Students can open a web browser and navigate to the World Bank’s databank.
The extraction of data from large repositories often requires the requestor providing structured instructions to receive the data they require. This links into how a simple Structured Query Language (SQL) statement can be created. Although knowledge of SQL is not examinable, brief knowledge of the terminology can be helpful to assist students understand the data extraction processes.
Students seeking to find data in large repositories will have to identify their database (part of a SQL statement’s FROM condition), specify fields required from a large list (part of a SQL statement’s SELECT condition) and only extract data that meets a specific set of criteria (part of a SQL statement’s WHERE condition). A template statement would be: SELECT fields FROM database WHERE conditions.
In the web reference, students use the data generator tool to specify the variables they require (on the left-hand side of the screen). They follow the steps below:
- Use the World Development Indicators database (FROM) and keep this option selected in the Databases drop down.
- Look for specific indicators or series to view (SELECT). This is where options need to be selected, for example GDP growth, unemployment rate, population, etc.
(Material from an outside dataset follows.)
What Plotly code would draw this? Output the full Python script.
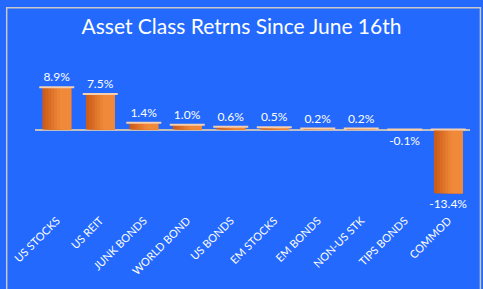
import plotly.graph_objects as go

categories = ["US STOCKS", "US REIT", "JUNK BONDS", "WORLD BOND", "US BONDS",
              "EM STOCKS", "EM BONDS", "NON-US STK", "TIPS BONDS", "COMMOD"]
returns = [8.9, 7.5, 1.4, 1.0, 0.6, 0.5, 0.2, 0.2, -0.1, -13.4]
labels = ["8.9%", "7.5%", "1.4%", "1.0%", "0.6%", "0.5%", "0.2%", "0.2%", "-0.1%", "-13.4%"]

BG = "#2369FE"
FONT = "Lato"
dark = (0xCC, 0x5C, 0x1A)
light = (0xF0, 0x89, 0x3A)
N = 10
BW = 0.66

fig = go.Figure()
for i in range(N):
    t = min(1.0, (i / (N - 1)) * 1.6)
    c = tuple(int(dark[k] + (light[k] - dark[k]) * t) for k in range(3))
    fig.add_trace(go.Bar(
        x=categories, y=returns,
        width=BW - i * BW / N, offset=-BW / 2 + i * BW / N,
        marker=dict(color="rgb(%d,%d,%d)" % c, line=dict(width=0)),
        hoverinfo="skip", showlegend=False,
    ))
fig.add_trace(go.Bar(
    x=categories, y=returns, width=BW, offset=-BW / 2,
    marker=dict(color="rgba(0,0,0,0)", line=dict(width=0)),
    text=labels, textposition="outside", cliponaxis=False, constraintext="none",
    textfont=dict(color="white", size=12, family=FONT),
    showlegend=False,
))
# light highlight along the top edge of each bar
fig.add_trace(go.Scatter(
    x=categories, y=[max(v, 0) for v in returns], mode="markers",
    marker=dict(symbol="line-ew", size=25, line=dict(color="#F6CFAE", width=2)),
    hoverinfo="skip", showlegend=False, cliponaxis=False,
))

fig.update_layout(
    width=483, height=289,
    margin=dict(l=32, r=13, t=82, b=82),
    paper_bgcolor=BG, plot_bgcolor=BG,
    barmode="overlay",
    title=dict(text="Asset Class Retrns Since June 16th", x=0.5, xanchor="center",
               y=1 - 27 / 289, yanchor="middle", yref="container",
               font=dict(color="white", size=21, family=FONT)),
    xaxis=dict(range=[-0.5, len(categories) - 0.5], showgrid=False, showline=False,
               tickangle=-45, ticks="outside", ticklen=13, tickcolor="rgba(0,0,0,0)",
               tickfont=dict(color="white", size=11, family=FONT)),
    yaxis=dict(range=[-14, 10], showgrid=False, showticklabels=False,
               zeroline=True, zerolinecolor="#BFBFBF", zerolinewidth=1.5),
)
# chart border (left, top, right)
fig.add_shape(type="rect", xref="paper", yref="paper",
              x0=(3.5 - 32) / 438, x1=(480.5 - 32) / 438,
              y0=-3.0, y1=(207 - 0.5) / 125,
              line=dict(color="#C8C8C8", width=1.5), fillcolor="rgba(0,0,0,0)")
fig.write_html("out.html")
- Enter a specific list of countries (WHERE) with which to scope the study. Countries and aggregate areas are available in this chart. Individual countries are generally best selected for comparison purposes.
- Enter a specific list of points in time (WHERE). Appropriate scope needs to be considered for the amount of data to be analysed and displayed.
Students can be informed that the extraction tool uses Boolean and logic to find only data that exists for fields that satisfy both the requirements of country and dates. For example, if GDP data from Afghanistan from 2010–2018 is selected, only the data that meets all of these requirements is extracted.
Demonstrate to students that there are different formats of files for export that are generated by the database such as Excel, CSV and Tabbed Text. The data generated also includes referencing information that can be very useful when considering how reliable the data is. Each data source contains a reference from where it was collected.
Give students examples to interpret with the data generator. Provide indicators, countries and points in time. Students should extract data into each of the three format options.
Students should be made aware that they can use this method of expressing data collected from a repository. Students should be aware of methods of documenting data requirements because they will need to interpret these as part of Unit 3 Outcome 1 and they need to create requirements as part of their SAT (Unit 3 Outcome 2).
As an extension activity, the data stored at the World Bank lends itself to data analytics of a range of very interesting data points over a period of time. Students can create analytics charts (scatter, combo) comparing the impact of variables such as literacy rates, mortality rates and unemployment rates when overlaid with GDP data.